The ad stars The X-Factor’s Dermot O’Leary as he visits a Community Fridge in Feltham. The Community Fridge network was started by charity Hubbub in 2016 to help communities tackle food waste and build cooking skills. Co-Op are partnering with the initiative and funding 250 new Community Fridges, and the ad celebrates this partnership while showing a bit of communal merrymaking after a grim 18 months.

Co-Op’s ad – developed by Dentsu. Carat and The Story Lab – isn’t just unusual for going out live. It’s also proudly purpose-driven in a Christmas ad season which has mostly been about fun and indulgence. At a time when purpose-led ads are under fierce and much-needed scrutiny, it’s worth asking what this one gets right. We identified three big reasons.

1. SIMPLE EXECUTION

From an execution point of view, doing the ad live has one big advantage. It prevents the directors from messing around with freeze-frames, rapid cuts, voiceovers and all the elements that appeal more to the narrow-beam attention of the left brain, as described in Orlando Wood’s Look Out. Instead the ad feels simple with a sense of place, a scene unfolding, and bags of interpersonal communication – all elements that tickle the fancy of the right-brain and are associated with greater effectiveness.

2.FAMILIAR FEEL

This vivid spontaneity combines very well with the purpose led message. Together they give the ad the familiar feel of a scene from a telethon, in which celebrities dropping in on charities are a common sight. Those genre cues make a viewer comfortable and the enthusiasm of Dermot makes the ad come over as a celebration, not a sermon.

3.BRAND FIT

Finally it’s the right brand to be doing this. Unlike a lot of supermarkets, the Co-Op is rooted in, well, co-operation and community action. A tie-in with a community charity fits the brand, so the initiative feels authentic and doesn’t distract from the Co-Op.

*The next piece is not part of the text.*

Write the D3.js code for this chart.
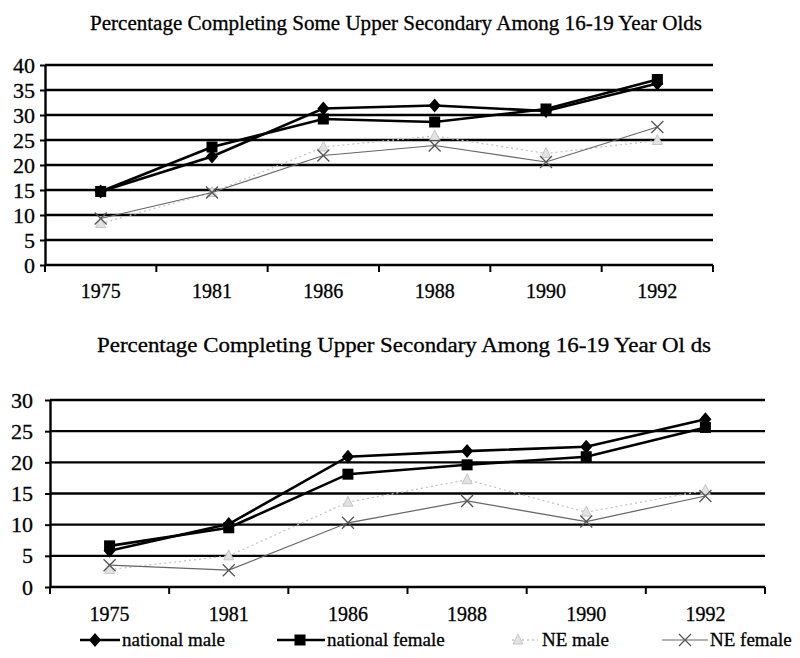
<!DOCTYPE html>
<html><head><meta charset="utf-8">
<script src="https://cdn.jsdelivr.net/npm/d3@7"></script>
<style>
html,body{margin:0;padding:0;background:#fff;}
</style></head>
<body>
<svg id="c" width="800" height="658"></svg>
<script>
// ---------- data ----------
const years = ["1975","1981","1986","1988","1990","1992"];
const seriesNames = ["national male","national female","NE male","NE female"];

// Chart 1: Some upper secondary
const someNatMale   = [14.7, 21.7, 31.3, 31.9, 30.8, 36.3];
const someNatFemale = [14.7, 23.6, 29.2, 28.6, 31.2, 37.1];
const someNeMale    = [8.3, 14.5, 23.6, 25.8, 22.3, 24.9];
const someNeFemale  = [9.3, 14.5, 21.9, 23.9, 20.6, 27.6];
const someTicks = [0,5,10,15,20,25,30,35,40];

// Chart 2: Completing upper secondary
const compNatMale   = [5.8, 10.1, 20.9, 21.8, 22.5, 26.9];
const compNatFemale = [6.6, 9.5, 18.1, 19.6, 20.9, 25.6];
const compNeMale    = [2.8, 5.0, 13.6, 17.2, 12.0, 15.5];
const compNeFemale  = [3.5, 2.7, 10.3, 13.8, 10.5, 14.6];
const compTicks = [0,5,10,15,20,25,30];

const title1 = "Percentage Completing Some Upper Secondary Among 16-19 Year Olds";
const title2 = "Percentage Completing Upper Secondary Among 16-19 Year Ol ds";

// ---------- drawing ----------
const FONT = "'Liberation Serif'";
const svg = d3.select("#c");

const styles = [
  {stroke:"#000", width:2.6, dash:null, marker:"diamond", mfill:"#000", mstroke:"#000"},
  {stroke:"#000", width:2.6, dash:null, marker:"square", mfill:"#000", mstroke:"#000"},
  {stroke:"#c4c4c4", width:1.3, dash:"2,3", marker:"triangle", mfill:"#e2e2e2", mstroke:"#bdbdbd"},
  {stroke:"#666", width:1.2, dash:null, marker:"cross", mfill:"none", mstroke:"#555"}
];

function drawMarker(g, type, x, y, st){
  if(type==="diamond"){
    g.append("path").attr("d",`M${x},${y-7}L${x+6},${y}L${x},${y+7}L${x-6},${y}Z`).attr("fill",st.mfill);
  } else if(type==="square"){
    g.append("rect").attr("x",x-5.5).attr("y",y-5.5).attr("width",11).attr("height",11).attr("fill",st.mfill);
  } else if(type==="triangle"){
    g.append("path").attr("d",`M${x},${y-6}L${x+5},${y+4}L${x-5},${y+4}Z`).attr("fill",st.mfill).attr("stroke",st.mstroke).attr("stroke-width",0.8);
  } else {
    g.append("path").attr("d",`M${x-6},${y-6}L${x+6},${y+6}M${x-6},${y+6}L${x+6},${y-6}`).attr("stroke",st.mstroke).attr("stroke-width",1.3).attr("fill","none");
  }
}

function styleText(sel, size){
  sel.attr("font-family",null).style("font-family",FONT).style("font-size",size+"px")
     .attr("fill","#000").attr("stroke","#000").attr("stroke-width",0.3);
}

function chart(cfg){
  const x = d3.scaleBand().domain(years).range([cfg.left, cfg.right]);
  const y = d3.scaleLinear().domain([0, d3.max(cfg.ticks)]).range([cfg.bottom, cfg.top]);
  const g = svg.append("g");

  // title
  const t = g.append("text").attr("x",cfg.titleX).attr("y",cfg.titleY)
    .attr("textLength",cfg.titleLen).attr("lengthAdjust","spacingAndGlyphs").text(cfg.title);
  styleText(t, 20);

  // gridlines
  g.append("g").selectAll("line").data(cfg.ticks).join("line")
    .attr("x1",cfg.left).attr("x2",cfg.right)
    .attr("y1",d=>y(d)).attr("y2",d=>y(d))
    .attr("stroke","#000").attr("stroke-width",2.4);

  // y axis
  const ya = g.append("g").attr("transform",`translate(${cfg.left},0)`)
    .call(d3.axisLeft(y).tickValues(cfg.ticks).tickSize(5).tickSizeOuter(0).tickPadding(cfg.yPad));
  ya.attr("font-family",null).attr("font-size",null);
  ya.select(".domain").attr("stroke","#000").attr("stroke-width",2.4);
  ya.selectAll(".tick line").attr("stroke-width",2);
  styleText(ya.selectAll("text"), 22);

  // x axis labels
  const xa = g.append("g").attr("transform",`translate(0,${cfg.bottom})`)
    .call(d3.axisBottom(x).tickSize(0).tickPadding(cfg.xPad));
  xa.attr("font-family",null).attr("font-size",null);
  xa.select(".domain").remove();
  styleText(xa.selectAll("text"), 20);

  // x boundary ticks
  const bounds = years.map(d=>x(d)).concat([cfg.right]);
  g.append("g").selectAll("line").data(bounds).join("line")
    .attr("x1",d=>d).attr("x2",d=>d).attr("y1",cfg.bottom).attr("y2",cfg.bottom+7)
    .attr("stroke","#000").attr("stroke-width",2);

  // series
  const cx = d=>x(d)+x.bandwidth()/2;
  const order = [2,3,1,0];
  order.forEach(i=>{
    const vals = cfg.series[i], st = styles[i];
    const line = d3.line().x((v,j)=>cx(years[j])).y(v=>y(v));
    g.append("path").datum(vals).attr("d",line).attr("fill","none")
      .attr("stroke",st.stroke).attr("stroke-width",st.width)
      .attr("stroke-dasharray",st.dash);
    const mg = g.append("g");
    vals.forEach((v,j)=>drawMarker(mg, st.marker, cx(years[j]), y(v), st));
  });
}

chart({left:45,right:713,top:65,bottom:265,ticks:someTicks,
  series:[someNatMale,someNatFemale,someNeMale,someNeFemale],
  title:title1,titleX:90,titleY:30,titleLen:612,xPad:19,yPad:5});
chart({left:50,right:765,top:400,bottom:587,ticks:compTicks,
  series:[compNatMale,compNatFemale,compNeMale,compNeFemale],
  title:title2,titleX:97,titleY:352,titleLen:614,xPad:20,yPad:12});

// legend
const legendX = [[80,120,95,122],[277,325,300,327],[512,538,518,542],[662,708,685,710]];
const ly = 640;
const lg = svg.append("g");
seriesNames.forEach((name,i)=>{
  const st = styles[i], p = legendX[i];
  lg.append("line").attr("x1",p[0]).attr("x2",p[1]).attr("y1",ly).attr("y2",ly)
    .attr("stroke",st.stroke).attr("stroke-width",i<2?2.4:st.width).attr("stroke-dasharray",st.dash);
  drawMarker(lg, st.marker, p[2], ly, st);
  const t = lg.append("text").attr("x",p[3]).attr("y",ly+6).text(name);
  styleText(t, 19);
});
</script>
</body></html>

Which only leaves that initial problem – isn’t a live ad a one-off? The Co-Op are planning to run short ads in regular ad breaks around food and community, but also the ad is simple and direct enough that it could easily be cut down. (It would probably have been just as effective as a one-minute live piece.)

One of the great things about creativity is that a format which usually doesn’t work can suddenly spark to life when the right brand has the right idea. That’s the case here. Not every brand could or should try a live ad, but Co-Op have pulled it off in style.